For early Christians, whose first loyalty was to the God of Israel and his Son, Jesus the Messiah, emperor worship was unacceptable. But by refusing to participate, they faced public disapproval, exclusion from mainstream social and economic circles, and sometimes even death.1

 

In Revelation 13 John described a vision in which the political and religious authority of Rome appeared as two beasts who wielded great power and demanded universal submission. Followers of Rome were marked with "the name of the beast or the number of its name." This number was 666, the "number of a man" (verse 18).

 

A Mysterious Number



Throughout Christian history there has been much speculation about the meaning of 666 in Revelation 13:18. One popular approach has been numerological, associating a number with each letter in the Greek, Hebrew, or Latin alphabet and looking for names with letters adding up to 666. The Church father Irenaeus, writing in the late second century AD, observed that many words had totals of 666 in Greek, including "Lateinos," a word for "Romans" (Against Heresies 5.30).

 

In another famous example, first pointed out in the nineteenth century, when the name "Nero Caesar" is written in Hebrew, one spelling gives a total of 666. Alternatively, there is a variant spelling that gives 616, which appears instead of 666 in Revelation 13:18 in some manuscripts.

 

The meaning of 666 has also been explained with biblical connections. Irenaeus described 666 as a "summing up of the whole of that apostasy which has taken place during six thousand years." He noted that Noah was 600 years old at the time of the Flood, when evil in the world had reached a dangerous level. Then in the book of Daniel, Nebuchadnezzar's idolatrous golden image was sixty cubits high and six cubits wide (Da 3:1). These figures add up to 666 (Against Heresies 5.28-29).

 

Solomon and 666



A significant biblical appearance of 666 is in 1 Kings 10:14, where 666 is given as the weight in talents of the gold collected by King Solomon each year. A talent has been estimated to be about seventy-five pounds, which would make 666 talents almost twenty-five tons of gold.

 

The life of Solomon included both positive and negative aspects. On the one hand, he presided over a golden age in the history of Israel, a type of the messianic era (1 Ki 4:24-25). He supervised the building of a magnificent Temple (1 Ki 5-7).

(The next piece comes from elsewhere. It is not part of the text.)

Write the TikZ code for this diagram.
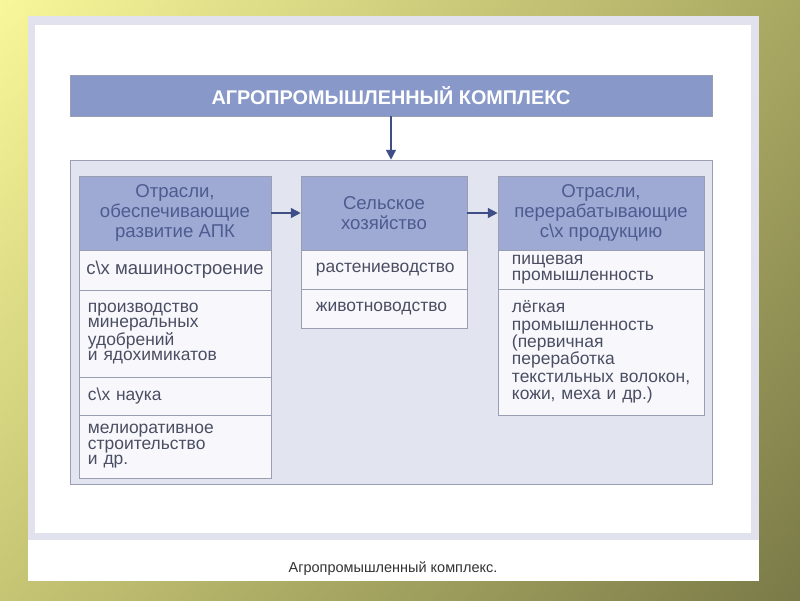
\documentclass[tikz,border=0pt]{standalone}
\usepackage{fontspec}
\setmainfont{Liberation Sans}
\usepackage{xcolor}
\usetikzlibrary{arrows.meta, shadings}
\definecolor{bgtl}{HTML}{F8F79A}
\definecolor{bgtr}{HTML}{A9A862}
\definecolor{bgbl}{HTML}{C6C574}
\definecolor{bgbr}{HTML}{7A7A48}
\definecolor{framegray}{HTML}{E1E2EE}
\definecolor{titleblue}{HTML}{8798C9}
\definecolor{headblue}{HTML}{9EA9D4}
\definecolor{headtext}{HTML}{4E5B8F}
\definecolor{boxgray}{HTML}{E2E5EF}
\definecolor{cellwhite}{HTML}{F8F8FC}
\definecolor{edgegray}{HTML}{9A9EB2}
\definecolor{celltext}{HTML}{4A4E62}
\definecolor{arrowblue}{HTML}{3F4E86}

\begin{document}
\begin{tikzpicture}[x=0.025cm, y=-0.025cm]
    % Styles
    \tikzstyle{title} = [draw=edgegray, fill=titleblue, text=white, minimum width=16.05cm, minimum height=1.025cm, inner sep=0pt, font=\fontsize{14.1}{15}\selectfont\bfseries]
    \tikzstyle{container} = [draw=edgegray, fill=boxgray, minimum width=16.05cm, minimum height=8.1cm, inner sep=0pt]
    \tikzstyle{head} = [draw=edgegray, fill=headblue, text=headtext, minimum height=1.85cm, inner sep=0pt, align=center, font=\fontsize{13.2}{14.5}\selectfont]
    \tikzstyle{cell} = [draw=edgegray, fill=cellwhite, text=celltext, inner ysep=0pt, align=left, font=\fontsize{12.4}{11}\selectfont]
    \tikzstyle{arrow} = [draw=arrowblue, line width=1.1pt, -{Triangle[length=7pt, width=7pt]}]
    \tikzstyle{caption} = [text=black!80, font=\fontsize{10.3}{12}\selectfont]

    \useasboundingbox (0,0) rectangle (800,600);

    % Background and slide
    \shade[upper left=bgtl, upper right=bgtr, lower left=bgbl, lower right=bgbr] (0,0) rectangle (800,600);
    \fill[white] (28,16) rectangle (759,581);
    \fill[framegray] (28,16) rectangle (759,540);
    \fill[white] (35,25) rectangle (751,533);

    % Title and container
    \node[title] (apk) at (391,95.5) {АГРОПРОМЫШЛЕННЫЙ КОМПЛЕКС};
    \node[container] (branches) at (391,322) {};

    % Headers
    \node[head, minimum width=4.8cm] (supply) at (175,213) {Отрасли,\\обеспечивающие\\развитие АПК};
    \node[head, minimum width=4.15cm] (agri) at (384,213) {Сельское\\хозяйство};
    \node[head, minimum width=5.15cm] (process) at (601,213) {Отрасли,\\перерабатывающие\\с\textbackslash х продукцию};

    % Column 1: supplying branches
    \node[cell, align=center, minimum width=4.8cm, minimum height=1cm, inner xsep=0pt, font=\fontsize{13.2}{11}\selectfont] (mach) at (175,270) {с\textbackslash х машиностроение};
    \node[cell, text width=4.35cm, inner xsep=0.225cm, minimum height=2.175cm, font=\fontsize{12.4}{10.7}\selectfont] (fert) at (175,333.5) {производство\\минеральных\\удобрений\\и ядохимикатов};
    \node[cell, text width=4.35cm, inner xsep=0.225cm, minimum height=0.95cm] (sci) at (175,396) {с\textbackslash х наука};
    \node[cell, text width=4.35cm, inner xsep=0.225cm, minimum height=1.575cm] (melio) at (175,446.5) {мелиоративное\\строительство\\и др.};

    % Column 2: agriculture
    \node[cell, text width=3.4cm, inner xsep=0.375cm, minimum height=0.975cm] (crop) at (384,269.5) {растениеводство};
    \node[cell, text width=3.4cm, inner xsep=0.375cm, minimum height=0.975cm] (stock) at (384,308.5) {животноводство};

    % Column 3: processing branches
    \node[cell, text width=4.45cm, inner xsep=0.35cm, minimum height=0.975cm] (food) at (601,269.5) {пищевая\\промышленность};
    \node[cell, text width=4.45cm, inner xsep=0.35cm, minimum height=3.15cm, font=\fontsize{12.4}{12.3}\selectfont] (light) at (601,352) {лёгкая\\промышленность\\(первичная\\переработка\\текстильных~волокон,\\кожи, меха и др.)};

    % Arrows
    \draw[arrow] (apk) -- (branches);
    \draw[arrow] (supply) -- (agri);
    \draw[arrow] (agri) -- (process);

    % Caption
    \node[caption] (cap) at (393,569) {Агропромышленный комплекс.};
\end{tikzpicture}
\end{document}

His knowledge and wisdom were renowned, attracting the attention and admiration of surrounding nations (1 Ki 4:29-34; 10:1-10).

 

On the other hand, Solomon amassed his great wealth through heavy taxation (1 Ki 4:7-19) and forced labor (1 Ki 5:13). (The Hebrew word for "forced labor" in 1 Kings 5:13 is the same one used for Pharaoh's "taskmasters" in Exodus 1:11.) By accumulating wives, wealth, and horses, he expressly violated God's instructions for Israelite kings (1 Ki 10:14-11:8; Dt 17:16-17). Influenced by his foreign wives, he even sponsored the worship of false gods (1 Ki 11:4-8).

 

Sadly, then, Solomon at his worst was uncomfortably similar to the Roman emperors who came a thousand years after him. The number 666 from 1 Kings 10:14 is thus a fitting symbol for the beasts of Revelation 13.2

 

All of these interpretations of 666 point toward oppressive human empires and their rulers. In general, numbers play a symbolic role in the book of Revelation. Seven is featured as a symbol of completion or perfection. The number 6, which is just less than 7, hints at the idea that human beings, created on the sixth day, on their own fall short of perfection. The number 666 implies that Rome, as impressive and powerful as it seemed to be, was a mere human empire that wielded authority only because God allowed it.

 

John wrote Revelation to encourage Christians not to be frightened by the Roman beast and its number. If they would remain faithful to the one true God, he said, they would be rewarded with eternal life on a renewed earth. He transmitted the following message from God in Revelation 2:7: "To the one who conquers I will grant to eat of the tree of life, which is in the paradise of God." Because of God's love, power, and faithfulness, there is no need to be afraid of 666.


Footnotes:

1For more on the pressures faced by these Christians, I recommend David deSilva's historical novel, A Week in the Life of Ephesus, IVP Academic, 2020.

2See Keith Bodner and Brent A. Strawn, "Solomon and 666 (Revelation 13.18)," New Testament Studies 66 (2020), pp. 299-312.